* _The request_: Repeat all of the material below exactly as written, images excluded.

* _Data extract_:

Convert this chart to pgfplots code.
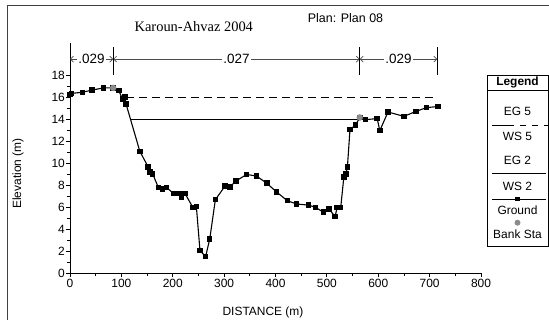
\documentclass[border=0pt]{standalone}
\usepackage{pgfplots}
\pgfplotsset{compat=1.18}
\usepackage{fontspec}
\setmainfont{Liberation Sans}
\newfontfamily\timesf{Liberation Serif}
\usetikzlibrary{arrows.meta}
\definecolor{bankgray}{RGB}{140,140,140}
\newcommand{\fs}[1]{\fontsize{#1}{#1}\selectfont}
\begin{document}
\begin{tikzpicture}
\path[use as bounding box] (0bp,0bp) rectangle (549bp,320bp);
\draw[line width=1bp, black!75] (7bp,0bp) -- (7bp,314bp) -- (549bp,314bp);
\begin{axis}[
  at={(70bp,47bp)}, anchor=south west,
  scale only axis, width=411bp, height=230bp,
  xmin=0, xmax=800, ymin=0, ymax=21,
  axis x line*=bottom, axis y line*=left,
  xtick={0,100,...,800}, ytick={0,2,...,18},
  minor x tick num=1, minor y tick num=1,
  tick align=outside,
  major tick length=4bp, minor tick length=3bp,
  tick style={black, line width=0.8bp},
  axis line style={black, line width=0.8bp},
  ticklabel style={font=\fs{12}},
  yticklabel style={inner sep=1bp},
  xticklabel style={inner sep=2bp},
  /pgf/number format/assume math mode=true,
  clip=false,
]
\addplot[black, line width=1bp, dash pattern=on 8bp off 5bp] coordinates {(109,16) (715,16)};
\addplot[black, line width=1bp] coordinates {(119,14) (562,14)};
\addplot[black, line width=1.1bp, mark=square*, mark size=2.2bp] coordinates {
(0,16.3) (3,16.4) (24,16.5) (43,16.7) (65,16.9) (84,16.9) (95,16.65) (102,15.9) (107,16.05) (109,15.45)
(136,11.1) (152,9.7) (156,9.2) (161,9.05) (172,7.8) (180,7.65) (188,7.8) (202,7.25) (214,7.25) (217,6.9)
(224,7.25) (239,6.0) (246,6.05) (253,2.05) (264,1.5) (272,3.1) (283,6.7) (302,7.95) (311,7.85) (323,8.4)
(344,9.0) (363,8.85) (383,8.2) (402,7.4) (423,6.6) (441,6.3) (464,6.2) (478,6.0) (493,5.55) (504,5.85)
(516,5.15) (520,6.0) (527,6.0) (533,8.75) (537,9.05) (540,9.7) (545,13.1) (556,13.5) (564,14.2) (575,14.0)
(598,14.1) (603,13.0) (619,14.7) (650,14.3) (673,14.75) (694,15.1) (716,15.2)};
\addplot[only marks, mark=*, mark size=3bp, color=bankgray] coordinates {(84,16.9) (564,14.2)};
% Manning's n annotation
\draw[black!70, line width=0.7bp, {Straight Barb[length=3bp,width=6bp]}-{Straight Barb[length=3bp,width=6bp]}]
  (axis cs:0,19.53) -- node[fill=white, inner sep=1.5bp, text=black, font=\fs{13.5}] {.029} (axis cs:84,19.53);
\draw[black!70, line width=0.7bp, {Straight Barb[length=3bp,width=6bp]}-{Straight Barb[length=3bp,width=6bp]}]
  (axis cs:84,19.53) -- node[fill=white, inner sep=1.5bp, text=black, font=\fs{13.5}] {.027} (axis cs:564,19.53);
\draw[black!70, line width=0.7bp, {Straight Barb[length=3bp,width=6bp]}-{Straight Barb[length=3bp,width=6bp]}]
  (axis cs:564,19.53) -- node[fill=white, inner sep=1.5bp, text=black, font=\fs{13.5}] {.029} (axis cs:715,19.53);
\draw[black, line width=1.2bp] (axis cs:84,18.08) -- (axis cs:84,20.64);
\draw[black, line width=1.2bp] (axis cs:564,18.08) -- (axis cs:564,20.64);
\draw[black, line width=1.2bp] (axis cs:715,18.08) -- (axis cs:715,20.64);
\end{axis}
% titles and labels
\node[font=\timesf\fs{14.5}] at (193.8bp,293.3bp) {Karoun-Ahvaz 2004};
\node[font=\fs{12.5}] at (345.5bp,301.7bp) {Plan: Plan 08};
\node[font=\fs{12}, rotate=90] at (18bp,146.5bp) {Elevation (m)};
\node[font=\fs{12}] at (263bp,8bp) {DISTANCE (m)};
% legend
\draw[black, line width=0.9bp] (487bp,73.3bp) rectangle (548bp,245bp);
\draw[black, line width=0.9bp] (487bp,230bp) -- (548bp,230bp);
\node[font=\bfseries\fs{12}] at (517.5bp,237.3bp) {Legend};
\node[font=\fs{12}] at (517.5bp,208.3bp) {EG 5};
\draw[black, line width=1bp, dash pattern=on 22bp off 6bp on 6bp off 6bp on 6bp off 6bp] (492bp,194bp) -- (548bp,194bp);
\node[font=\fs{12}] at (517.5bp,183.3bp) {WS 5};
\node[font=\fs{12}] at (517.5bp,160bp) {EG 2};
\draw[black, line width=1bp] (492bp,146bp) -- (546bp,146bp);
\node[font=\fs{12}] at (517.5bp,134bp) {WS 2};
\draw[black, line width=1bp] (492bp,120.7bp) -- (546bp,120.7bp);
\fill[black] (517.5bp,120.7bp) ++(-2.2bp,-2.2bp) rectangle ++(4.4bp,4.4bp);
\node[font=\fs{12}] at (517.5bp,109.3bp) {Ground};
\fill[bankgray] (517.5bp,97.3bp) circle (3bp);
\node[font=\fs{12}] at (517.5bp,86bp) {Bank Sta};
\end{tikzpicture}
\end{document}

* _Final answer_:
Convert this chart to pgfplots code.
\documentclass[border=0pt]{standalone}
\usepackage{pgfplots}
\pgfplotsset{compat=1.18}
\usepackage{fontspec}
\setmainfont{Liberation Sans}
\newfontfamily\timesf{Liberation Serif}
\usetikzlibrary{arrows.meta}
\definecolor{bankgray}{RGB}{140,140,140}
\newcommand{\fs}[1]{\fontsize{#1}{#1}\selectfont}
\begin{document}
\begin{tikzpicture}
\path[use as bounding box] (0bp,0bp) rectangle (549bp,320bp);
\draw[line width=1bp, black!75] (7bp,0bp) -- (7bp,314bp) -- (549bp,314bp);
\begin{axis}[
  at={(70bp,47bp)}, anchor=south west,
  scale only axis, width=411bp, height=230bp,
  xmin=0, xmax=800, ymin=0, ymax=21,
  axis x line*=bottom, axis y line*=left,
  xtick={0,100,...,800}, ytick={0,2,...,18},
  minor x tick num=1, minor y tick num=1,
  tick align=outside,
  major tick length=4bp, minor tick length=3bp,
  tick style={black, line width=0.8bp},
  axis line style={black, line width=0.8bp},
  ticklabel style={font=\fs{12}},
  yticklabel style={inner sep=1bp},
  xticklabel style={inner sep=2bp},
  /pgf/number format/assume math mode=true,
  clip=false,
]
\addplot[black, line width=1bp, dash pattern=on 8bp off 5bp] coordinates {(109,16) (715,16)};
\addplot[black, line width=1bp] coordinates {(119,14) (562,14)};
\addplot[black, line width=1.1bp, mark=square*, mark size=2.2bp] coordinates {
(0,16.3) (3,16.4) (24,16.5) (43,16.7) (65,16.9) (84,16.9) (95,16.65) (102,15.9) (107,16.05) (109,15.45)
(136,11.1) (152,9.7) (156,9.2) (161,9.05) (172,7.8) (180,7.65) (188,7.8) (202,7.25) (214,7.25) (217,6.9)
(224,7.25) (239,6.0) (246,6.05) (253,2.05) (264,1.5) (272,3.1) (283,6.7) (302,7.95) (311,7.85) (323,8.4)
(344,9.0) (363,8.85) (383,8.2) (402,7.4) (423,6.6) (441,6.3) (464,6.2) (478,6.0) (493,5.55) (504,5.85)
(516,5.15) (520,6.0) (527,6.0) (533,8.75) (537,9.05) (540,9.7) (545,13.1) (556,13.5) (564,14.2) (575,14.0)
(598,14.1) (603,13.0) (619,14.7) (650,14.3) (673,14.75) (694,15.1) (716,15.2)};
\addplot[only marks, mark=*, mark size=3bp, color=bankgray] coordinates {(84,16.9) (564,14.2)};
% Manning's n annotation
\draw[black!70, line width=0.7bp, {Straight Barb[length=3bp,width=6bp]}-{Straight Barb[length=3bp,width=6bp]}]
  (axis cs:0,19.53) -- node[fill=white, inner sep=1.5bp, text=black, font=\fs{13.5}] {.029} (axis cs:84,19.53);
\draw[black!70, line width=0.7bp, {Straight Barb[length=3bp,width=6bp]}-{Straight Barb[length=3bp,width=6bp]}]
  (axis cs:84,19.53) -- node[fill=white, inner sep=1.5bp, text=black, font=\fs{13.5}] {.027} (axis cs:564,19.53);
\draw[black!70, line width=0.7bp, {Straight Barb[length=3bp,width=6bp]}-{Straight Barb[length=3bp,width=6bp]}]
  (axis cs:564,19.53) -- node[fill=white, inner sep=1.5bp, text=black, font=\fs{13.5}] {.029} (axis cs:715,19.53);
\draw[black, line width=1.2bp] (axis cs:84,18.08) -- (axis cs:84,20.64);
\draw[black, line width=1.2bp] (axis cs:564,18.08) -- (axis cs:564,20.64);
\draw[black, line width=1.2bp] (axis cs:715,18.08) -- (axis cs:715,20.64);
\end{axis}
% titles and labels
\node[font=\timesf\fs{14.5}] at (193.8bp,293.3bp) {Karoun-Ahvaz 2004};
\node[font=\fs{12.5}] at (345.5bp,301.7bp) {Plan: Plan 08};
\node[font=\fs{12}, rotate=90] at (18bp,146.5bp) {Elevation (m)};
\node[font=\fs{12}] at (263bp,8bp) {DISTANCE (m)};
% legend
\draw[black, line width=0.9bp] (487bp,73.3bp) rectangle (548bp,245bp);
\draw[black, line width=0.9bp] (487bp,230bp) -- (548bp,230bp);
\node[font=\bfseries\fs{12}] at (517.5bp,237.3bp) {Legend};
\node[font=\fs{12}] at (517.5bp,208.3bp) {EG 5};
\draw[black, line width=1bp, dash pattern=on 22bp off 6bp on 6bp off 6bp on 6bp off 6bp] (492bp,194bp) -- (548bp,194bp);
\node[font=\fs{12}] at (517.5bp,183.3bp) {WS 5};
\node[font=\fs{12}] at (517.5bp,160bp) {EG 2};
\draw[black, line width=1bp] (492bp,146bp) -- (546bp,146bp);
\node[font=\fs{12}] at (517.5bp,134bp) {WS 2};
\draw[black, line width=1bp] (492bp,120.7bp) -- (546bp,120.7bp);
\fill[black] (517.5bp,120.7bp) ++(-2.2bp,-2.2bp) rectangle ++(4.4bp,4.4bp);
\node[font=\fs{12}] at (517.5bp,109.3bp) {Ground};
\fill[bankgray] (517.5bp,97.3bp) circle (3bp);
\node[font=\fs{12}] at (517.5bp,86bp) {Bank Sta};
\end{tikzpicture}
\end{document}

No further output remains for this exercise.